Cara konvensional yang tetap bisa dipakai adalah bertanam di halaman rumah dengan menggunakan pot atau di tanah langsung. Dulu aku bertanam cabe dan tomat di wadah-wadah bekas air mineral. Rasanya begitu senang ketika melihatnya tumbuh dan siap dipetik.
Cara modern juga terus berkembang. Hidroponik, misalnya. Ia bisa diterapkan di halaman rumah atau di loteng. Dengan sistem hidroponik maka seseorang bisa bertanam aneka sayuran tanpa menggunakan media tanah, melainkan air dan nutrisi. Ada pula yang sukses bertanam padi dengan memanfaatkan polybag dan secara hidroganik. Juga ada yang bertanam padi di boks, sekaligus memelihara belut sehingga disebut belut.
Memang untuk sistem bertani di lahan sempit di pekarangan atau di rumah rata-rata kurang menghasilkan secara komersial. Namun cukup untuk memenuhi kebutuhan pangan keluarga dan sekitarnya, sehingga juga cukup membantu program pemerintah mewujudkan ketahanan pangan.
Bagaimana dengan generasi muda?
Umumnya generasi muda menyukai hal-hal yang kekinian dan menarik. Bertanam di media non tanah seperti hidroponik, akuaponik, dan aeroponik mulai banyak diminati kalangan milenial. Mereka banyak memamerkannya di komunitas dan akun media sosial mereka.
Di kalangan muda juga dikenal gerakan petani muda dan komunitas-komunitas bertanam. Di sini mereka diajak untuk mengetahui cara bertanam dan cara menjualnya. Ada juga yang mengumpulkan modal dan berusaha di bidang pertanian dengan sistem patungan atau crowdfunding. Hasilnya nanti dibagi sesuai perjanjian, dengan memerhitungkan tenaga, bibit, pupuk kompos, dan biaya lainnya.

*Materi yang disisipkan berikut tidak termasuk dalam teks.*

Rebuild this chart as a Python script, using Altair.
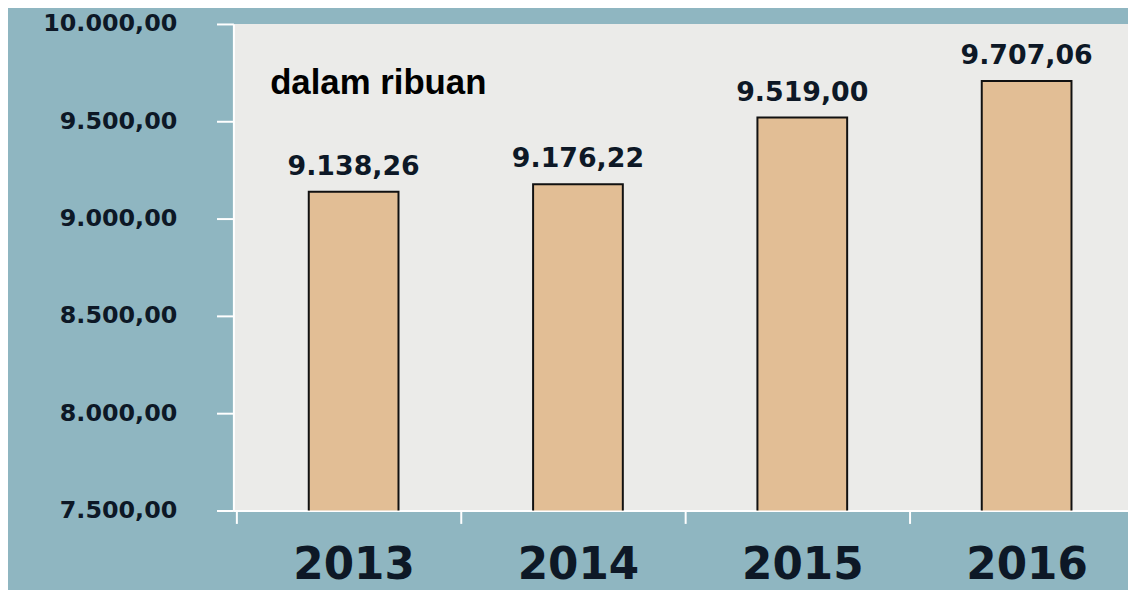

Bertanam di wadah (gambar milik Hardani)
Di sisi lain juga ada gerakan untuk diferensiasi pangan yang juga mulai menyentuh generasi muda. Gerakan ini digunakan agar masyarakat tak sangat bergantung pada beras. Sumber karbohidrat bisa dari mana saja, termasuk umbi-umbian. Bertanam umbi dan jagung juga bisa dilakukan di halaman rumah.
Tak sedikit dari petani muda tersebut yang sukses dan kaya-raya. Keberhasilan mereka menjadi contoh dan pendongkrak bahwa bertani itu juga bisa memberikan prestis, memiliki peranan penting bagi kehidupan, dan tentunya membantu pemerintah mewujudkan ketahanan pangan.